Intervening years have found architecture unwilling to submit, instead refocusing on the discipline’s “interiority” through several iterations of postmodernism. In the end, Banham’s was interpreted as just one more piece of what Manfredo Tafuri would come to call “operative criticism,” a motivated and subjective history meant to direct rather than document. But this Structuralist hyperbole has long since become untenable, and perhaps it’s time to reconsider Banham’s polemic.
Though it’s quite clear architecture and technology have maintained their delicate balance since Banham wrote these words, change has come in recent years to representation, not just realization. As many have observed, the modern movement was brought on by a critical mass of advancements to construction, but the technology of representation remained the same throughout it’s period of dominance. Like construction technologies, the digitization of drawing cannot help but have a revolutionary effect on architecture.

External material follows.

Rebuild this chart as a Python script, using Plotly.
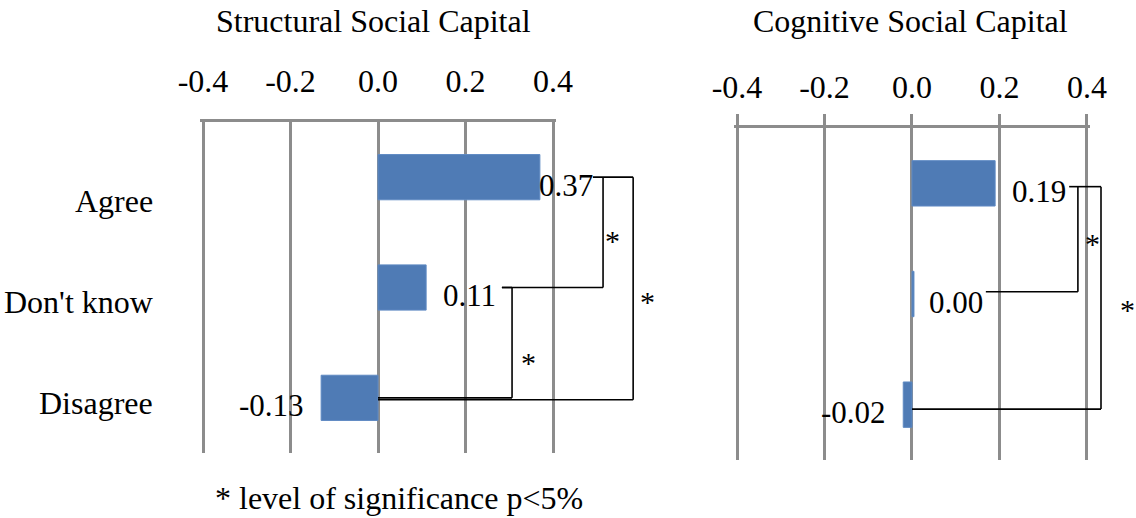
import plotly.graph_objects as go

# data
categories = ['Agree', "Don't know", 'Disagree']
structural = [0.37, 0.11, -0.13]
cognitive = [0.19, 0.0045, -0.02]
tick_vals = [-0.4, -0.2, 0.0, 0.2, 0.4]
tick_text = ['-0.4', '-0.2', '0.0', '0.2', '0.4']
titles = ['Structural Social Capital', 'Cognitive Social Capital']
footnote = '* level of significance p<5%'

FONT = 'Liberation Serif'
BAR = '#4f7bb5'
GRID = '#8c8c8c'
W, H = 1136, 518


def fx(px):
    return px / W


def fy(py):
    return (H - py) / H


# axis range slightly wider than +-0.4 so plotly keeps the edge grid lines
EPS = 0.006
K = 350 / 0.8


def x_domain(left, right):
    return [fx(left - EPS * K), fx(right + EPS * K)]


# significance brackets: polylines in (fraction of the +-0.4 span, category index)
brackets = {
    'x': [
        [(1.114, 0.0), (1.229, 0.0), (1.229, 2.018), (0.5, 2.018)],
        [(1.143, 0.0), (1.143, 1.0), (0.854, 1.0)],
        [(0.854, 1.0), (0.883, 1.0), (0.883, 2.0), (0.5, 2.0)],
    ],
    'x2': [
        [(0.949, 0.03), (1.040, 0.03), (1.040, 2.04), (0.5, 2.04)],
        [(0.974, 0.03), (0.974, 0.98), (0.711, 0.98)],
    ],
}
stars = {
    'x': [(1.171, 0.57), (1.271, 1.13), (0.929, 1.68)],
    'x2': [(1.017, 0.54), (1.117, 1.14)],
}

fig = go.Figure()
for vals, xa, ya in [(structural, 'x', 'y'), (cognitive, 'x2', 'y2')]:
    fig.add_trace(go.Bar(x=vals, y=categories, orientation='h', xaxis=xa, yaxis=ya,
                         width=0.41, marker=dict(color=BAR, line=dict(color='#5f8ac3', width=1)),
                         showlegend=False, hoverinfo='skip'))

axis_x = dict(range=[-0.4 - EPS, 0.4 + EPS], side='top', tickvals=tick_vals, ticktext=tick_text,
              showgrid=True, gridcolor=GRID, gridwidth=3, zeroline=False,
              showline=True, linecolor=GRID, linewidth=3, automargin=False,
              tickfont=dict(family=FONT, size=32, color='black'), fixedrange=True)
axis_y = dict(type='category', categoryarray=categories, range=[2.5, -0.5], automargin=False,
              showticklabels=False, showgrid=False, zeroline=False, showline=False)

fig.update_layout(
    template='none', autosize=False,
    width=W, height=H, margin=dict(l=0, r=0, t=0, b=0, pad=0, autoexpand=False),
    paper_bgcolor='white', plot_bgcolor='white',
    font=dict(family=FONT, color='black'),
    xaxis=dict(axis_x, domain=x_domain(203, 553), anchor='y', ticks='', ticklabelstandoff=14),
    yaxis=dict(axis_y, domain=[fy(453), fy(122)], anchor='x'),
    xaxis2=dict(axis_x, domain=x_domain(737, 1087), anchor='y2', ticks='outside',
                ticklen=11, tickwidth=3, tickcolor=GRID, ticklabelstandoff=3),
    yaxis2=dict(axis_y, domain=[fy(460), fy(128)], anchor='x2'),
)


def dom(v):
    # fraction of the +-0.4 span -> fraction of the widened domain
    return (v * 0.8 + EPS) / (0.8 + 2 * EPS)


# bracket lines
for xa, paths in brackets.items():
    ya = 'y' if xa == 'x' else 'y2'
    for path in paths:
        for (x0, y0), (x1, y1) in zip(path[:-1], path[1:]):
            fig.add_shape(type='line', xref=xa + ' domain', yref=ya,
                          x0=dom(x0), x1=dom(x1), y0=y0, y1=y1,
                          line=dict(color='black', width=1.6))

for xa, pts in stars.items():
    ya = 'y' if xa == 'x' else 'y2'
    for sx, sy in pts:
        fig.add_annotation(xref=xa + ' domain', yref=ya, x=dom(sx), y=sy, text='*', showarrow=False,
                           font=dict(family=FONT, size=30), xanchor='center', yanchor='middle')

# value labels
label_dx = {'x': [-3, 15, -15], 'x2': [15, 13, -15]}
for vals, xa, ya in [(structural, 'x', 'y'), (cognitive, 'x2', 'y2')]:
    for i, (cat, v) in enumerate(zip(categories, vals)):
        fig.add_annotation(xref=xa, yref=ya, x=v, y=cat, text=f'{v:.2f}', showarrow=False,
                           font=dict(family=FONT, size=31), xanchor='left' if v >= 0 else 'right',
                           yanchor='middle', xshift=label_dx[xa][i], yshift=-8)

# category labels (set lower than the bars, as in the source)
for cat, py in zip(categories, [201, 302, 403]):
    fig.add_annotation(xref='paper', yref='paper', x=fx(155), y=fy(py), text=cat,
                       showarrow=False, font=dict(family=FONT, size=32), xanchor='right', yanchor='middle')

for t, cx in zip(titles, [373, 910]):
    fig.add_annotation(xref='paper', yref='paper', x=fx(cx), y=fy(21), text=t,
                       showarrow=False, font=dict(family=FONT, size=32), xanchor='center', yanchor='middle')

fig.add_annotation(xref='paper', yref='paper', x=fx(399), y=fy(498), text=footnote,
                   showarrow=False, font=dict(family=FONT, size=32), xanchor='center', yanchor='middle')

# drop the default page margin so the figure sits at the window's corner
fig.write_html('out.html', config=dict(displayModeBar=False),
               post_script="document.body.style.margin = '0';")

A more apt temporal model for the transformation currently underway might be the Renaissance, when technologies advanced to a degree that drawings could be reproduced in print. Mario Carpo has written that because of this shift, “the architectural forms being built throughout Europe changed in a sudden and radical way–but without any corresponding change in either materials or construction procedures.” (Architecture in the Age of Printing, 5)
That being said, what has Banham’s analysis to teach us? In short, to quit being so stubborn and acquiesce. Resistance to the onset of new methods is not only futile but untenable.
Banham faults the moderns for inadequately transforming architecture and ultimately returning to old modes of thought and composition. Change in construction methods was inadequate to transform modes so deeply ingrained. The modern movement fell short of transforming architecture at a structural level, maintaining the conventions of pictorial representation and of line, plane and volume as compositional elements. It’s revolution was both social and aesthetic, but failed to change the way we conceive and describe our buildings.
One might say technologies of digital representation have already allowed some to conceive of an architecture of points, an architecture no longer based on two dimensional drawings but on descriptions as complex as the buildings themselves. Greg Lynn says that this is the age of calculus, and perhaps he’s right. But we can’t fall into the same trap as the moderns, whose machine-mania was based on only a base understanding of the machines they championed; they jumped to conclusions, and ultimately only represented rather than transformed.
But there comes a certain amount of amateurism whenever architects proclaim an interest in anything but buildings; we are ultimately laypersons at everything else. Perhaps the expectation that architecture be transformed is based on a less-than-complete understanding of architecture itself.
In his last completed essay “A Black Box: The Secret Profession of Architecture,” Banham posits that architecture, as he understood it, is a mode of designing, one “recognized in its output but unknown in its contents.” (A Critic Writes, 293) Architecture, by his definition, isn’t building design, nor even “good” building design, but a mysterious modum architectum in which some makers of buildings act. He states that architecture, after all, isn’t defined by what is done, but how it’s done; Architecture, with a capital A, is only “the making of drawings for buildings in the manner practiced in Europe since the Renaissance,” and nothing more. (298) A transformation of this mode of doing architecture, then, would mean the end of architecture itself.
Now we know what’s at stake. We can either play the Futurist and discard the weighty cultural burden we carry, or keep our “professional garments” and ultimately be left behind. Neither seems terribly attractive.